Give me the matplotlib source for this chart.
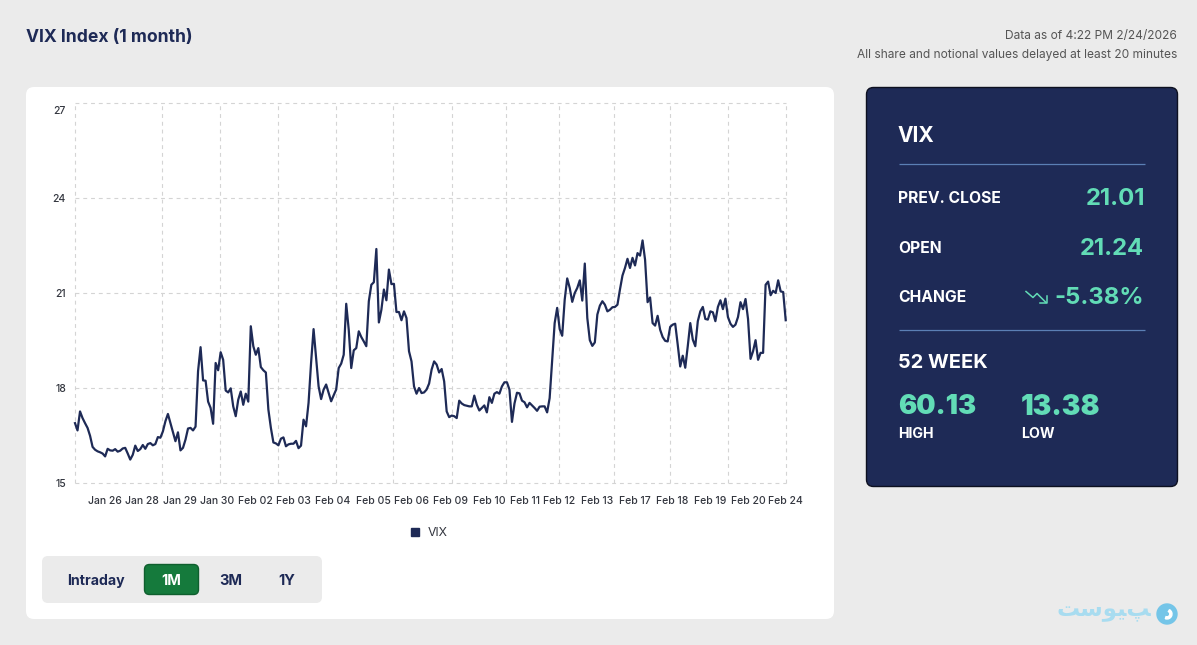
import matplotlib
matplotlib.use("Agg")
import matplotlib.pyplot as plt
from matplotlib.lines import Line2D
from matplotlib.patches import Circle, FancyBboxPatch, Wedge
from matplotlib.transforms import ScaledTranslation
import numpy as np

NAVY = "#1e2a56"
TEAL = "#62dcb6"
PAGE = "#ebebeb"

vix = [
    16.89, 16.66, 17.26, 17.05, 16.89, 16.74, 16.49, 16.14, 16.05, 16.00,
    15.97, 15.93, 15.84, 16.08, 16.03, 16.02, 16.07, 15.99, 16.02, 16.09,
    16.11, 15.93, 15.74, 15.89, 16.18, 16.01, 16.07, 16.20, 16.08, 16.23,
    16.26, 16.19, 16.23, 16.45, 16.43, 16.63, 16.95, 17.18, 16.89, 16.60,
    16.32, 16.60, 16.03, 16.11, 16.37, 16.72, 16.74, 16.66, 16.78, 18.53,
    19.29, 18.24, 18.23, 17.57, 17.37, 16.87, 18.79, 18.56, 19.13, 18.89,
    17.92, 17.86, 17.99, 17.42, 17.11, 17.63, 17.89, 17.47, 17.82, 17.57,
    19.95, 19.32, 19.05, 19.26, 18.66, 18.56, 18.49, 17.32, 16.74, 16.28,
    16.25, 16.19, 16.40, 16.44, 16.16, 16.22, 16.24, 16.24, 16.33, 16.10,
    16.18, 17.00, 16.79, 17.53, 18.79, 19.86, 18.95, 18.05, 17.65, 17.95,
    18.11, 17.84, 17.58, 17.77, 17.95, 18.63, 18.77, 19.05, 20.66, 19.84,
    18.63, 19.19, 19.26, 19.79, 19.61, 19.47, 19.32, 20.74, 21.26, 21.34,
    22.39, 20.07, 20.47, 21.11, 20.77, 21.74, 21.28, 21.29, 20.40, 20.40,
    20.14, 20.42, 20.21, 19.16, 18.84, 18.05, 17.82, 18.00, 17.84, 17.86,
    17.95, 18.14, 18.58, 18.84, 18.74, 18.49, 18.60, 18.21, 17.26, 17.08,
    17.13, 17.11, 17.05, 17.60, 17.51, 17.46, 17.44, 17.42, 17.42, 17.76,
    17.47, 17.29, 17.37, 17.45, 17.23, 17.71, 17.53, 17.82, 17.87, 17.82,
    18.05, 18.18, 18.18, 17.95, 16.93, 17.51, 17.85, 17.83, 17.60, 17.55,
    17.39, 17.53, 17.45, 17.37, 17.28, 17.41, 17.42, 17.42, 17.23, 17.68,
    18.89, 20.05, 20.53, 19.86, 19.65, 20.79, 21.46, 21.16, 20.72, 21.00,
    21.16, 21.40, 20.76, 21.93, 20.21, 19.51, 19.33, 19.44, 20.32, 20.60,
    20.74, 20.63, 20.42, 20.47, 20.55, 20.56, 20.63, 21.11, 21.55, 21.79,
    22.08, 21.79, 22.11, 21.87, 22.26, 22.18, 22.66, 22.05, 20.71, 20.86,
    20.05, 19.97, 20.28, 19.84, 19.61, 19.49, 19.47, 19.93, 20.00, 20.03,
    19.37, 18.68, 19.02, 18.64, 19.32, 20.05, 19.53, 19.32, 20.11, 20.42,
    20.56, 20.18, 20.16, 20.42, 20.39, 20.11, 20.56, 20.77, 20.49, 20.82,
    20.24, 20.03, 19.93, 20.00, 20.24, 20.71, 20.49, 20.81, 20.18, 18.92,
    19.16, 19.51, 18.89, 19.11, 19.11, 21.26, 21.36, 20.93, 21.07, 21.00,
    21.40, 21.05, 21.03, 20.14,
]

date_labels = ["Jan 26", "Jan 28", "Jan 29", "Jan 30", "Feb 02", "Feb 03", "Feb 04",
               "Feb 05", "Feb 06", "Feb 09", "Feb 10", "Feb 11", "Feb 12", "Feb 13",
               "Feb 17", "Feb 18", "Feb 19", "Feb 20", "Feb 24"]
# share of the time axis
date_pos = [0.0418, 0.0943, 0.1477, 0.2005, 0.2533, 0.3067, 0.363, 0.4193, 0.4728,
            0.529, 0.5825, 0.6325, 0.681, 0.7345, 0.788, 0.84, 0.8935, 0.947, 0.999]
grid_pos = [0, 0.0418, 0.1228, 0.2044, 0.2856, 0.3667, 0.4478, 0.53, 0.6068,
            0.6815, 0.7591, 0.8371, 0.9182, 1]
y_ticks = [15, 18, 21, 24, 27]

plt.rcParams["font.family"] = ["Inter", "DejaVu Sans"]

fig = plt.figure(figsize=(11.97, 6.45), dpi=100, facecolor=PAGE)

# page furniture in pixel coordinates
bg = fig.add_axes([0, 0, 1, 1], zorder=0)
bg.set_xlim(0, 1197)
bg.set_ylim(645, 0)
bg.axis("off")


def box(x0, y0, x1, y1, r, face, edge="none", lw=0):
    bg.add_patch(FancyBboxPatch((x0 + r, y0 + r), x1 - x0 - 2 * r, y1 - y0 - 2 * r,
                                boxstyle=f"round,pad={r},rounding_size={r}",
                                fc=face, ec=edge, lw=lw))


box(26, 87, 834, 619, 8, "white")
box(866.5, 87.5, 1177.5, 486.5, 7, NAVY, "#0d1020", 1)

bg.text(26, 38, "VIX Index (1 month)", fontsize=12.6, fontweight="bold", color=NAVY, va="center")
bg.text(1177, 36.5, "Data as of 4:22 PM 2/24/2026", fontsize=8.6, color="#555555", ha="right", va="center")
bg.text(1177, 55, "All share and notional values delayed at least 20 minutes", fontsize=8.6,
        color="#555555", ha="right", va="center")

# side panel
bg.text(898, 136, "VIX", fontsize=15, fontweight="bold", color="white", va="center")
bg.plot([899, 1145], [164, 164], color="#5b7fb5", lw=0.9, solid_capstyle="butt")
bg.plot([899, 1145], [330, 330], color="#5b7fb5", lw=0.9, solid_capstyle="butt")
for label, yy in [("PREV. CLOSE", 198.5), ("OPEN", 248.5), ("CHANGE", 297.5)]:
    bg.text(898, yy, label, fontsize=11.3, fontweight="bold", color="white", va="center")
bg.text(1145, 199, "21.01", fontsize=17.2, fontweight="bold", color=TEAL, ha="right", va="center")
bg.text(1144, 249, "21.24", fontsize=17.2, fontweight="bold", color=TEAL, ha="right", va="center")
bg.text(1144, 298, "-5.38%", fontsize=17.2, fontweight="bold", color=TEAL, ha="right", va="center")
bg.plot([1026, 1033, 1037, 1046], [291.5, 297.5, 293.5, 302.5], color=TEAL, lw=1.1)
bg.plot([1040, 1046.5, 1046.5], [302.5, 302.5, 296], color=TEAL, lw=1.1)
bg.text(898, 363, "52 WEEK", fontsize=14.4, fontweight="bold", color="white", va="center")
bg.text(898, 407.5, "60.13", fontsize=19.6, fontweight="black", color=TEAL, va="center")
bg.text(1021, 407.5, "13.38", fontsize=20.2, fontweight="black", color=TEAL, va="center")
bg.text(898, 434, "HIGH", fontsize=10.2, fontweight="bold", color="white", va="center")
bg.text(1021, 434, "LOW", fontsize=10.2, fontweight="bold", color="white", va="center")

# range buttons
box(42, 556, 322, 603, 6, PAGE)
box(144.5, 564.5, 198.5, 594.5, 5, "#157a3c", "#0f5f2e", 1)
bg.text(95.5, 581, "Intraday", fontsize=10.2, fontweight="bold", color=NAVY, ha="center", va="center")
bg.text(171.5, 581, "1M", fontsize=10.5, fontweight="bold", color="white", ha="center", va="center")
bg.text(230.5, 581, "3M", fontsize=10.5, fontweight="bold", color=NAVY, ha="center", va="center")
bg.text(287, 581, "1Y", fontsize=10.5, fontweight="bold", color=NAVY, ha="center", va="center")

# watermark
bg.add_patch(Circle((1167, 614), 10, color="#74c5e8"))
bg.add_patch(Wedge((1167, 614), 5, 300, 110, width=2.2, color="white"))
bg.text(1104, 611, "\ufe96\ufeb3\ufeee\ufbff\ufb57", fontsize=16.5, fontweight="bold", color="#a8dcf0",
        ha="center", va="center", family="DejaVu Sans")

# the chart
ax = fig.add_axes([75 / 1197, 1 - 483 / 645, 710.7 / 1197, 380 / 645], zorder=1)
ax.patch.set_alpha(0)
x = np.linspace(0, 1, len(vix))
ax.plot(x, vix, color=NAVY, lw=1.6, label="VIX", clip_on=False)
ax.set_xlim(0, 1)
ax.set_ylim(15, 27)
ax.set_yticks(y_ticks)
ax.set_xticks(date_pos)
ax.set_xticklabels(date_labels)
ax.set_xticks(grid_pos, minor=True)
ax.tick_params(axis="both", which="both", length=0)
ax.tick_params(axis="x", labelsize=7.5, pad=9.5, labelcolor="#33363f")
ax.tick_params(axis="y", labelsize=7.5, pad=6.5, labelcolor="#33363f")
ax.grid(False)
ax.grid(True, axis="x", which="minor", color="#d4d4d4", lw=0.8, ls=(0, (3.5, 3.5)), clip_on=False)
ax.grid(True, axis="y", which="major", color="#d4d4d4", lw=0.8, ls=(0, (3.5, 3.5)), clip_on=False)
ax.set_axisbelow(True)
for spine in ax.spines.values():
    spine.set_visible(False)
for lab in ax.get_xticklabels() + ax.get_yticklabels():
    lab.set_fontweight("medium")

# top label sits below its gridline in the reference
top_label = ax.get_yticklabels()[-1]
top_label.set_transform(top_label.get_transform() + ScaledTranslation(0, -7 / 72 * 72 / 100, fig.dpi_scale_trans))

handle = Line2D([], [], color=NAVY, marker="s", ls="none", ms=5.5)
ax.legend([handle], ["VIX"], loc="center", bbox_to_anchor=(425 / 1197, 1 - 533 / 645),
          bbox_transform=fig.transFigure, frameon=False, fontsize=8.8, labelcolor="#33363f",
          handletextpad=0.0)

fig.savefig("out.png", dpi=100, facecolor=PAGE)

•••••

## WHAT THE TASK REQUIRES
Copy every line of the data that holds the string "matplotlib".

## EXERCISE RESULT
Give me the matplotlib source for this chart.
import matplotlib
matplotlib.use("Agg")
import matplotlib.pyplot as plt
from matplotlib.lines import Line2D
from matplotlib.patches import Circle, FancyBboxPatch, Wedge
from matplotlib.transforms import ScaledTranslation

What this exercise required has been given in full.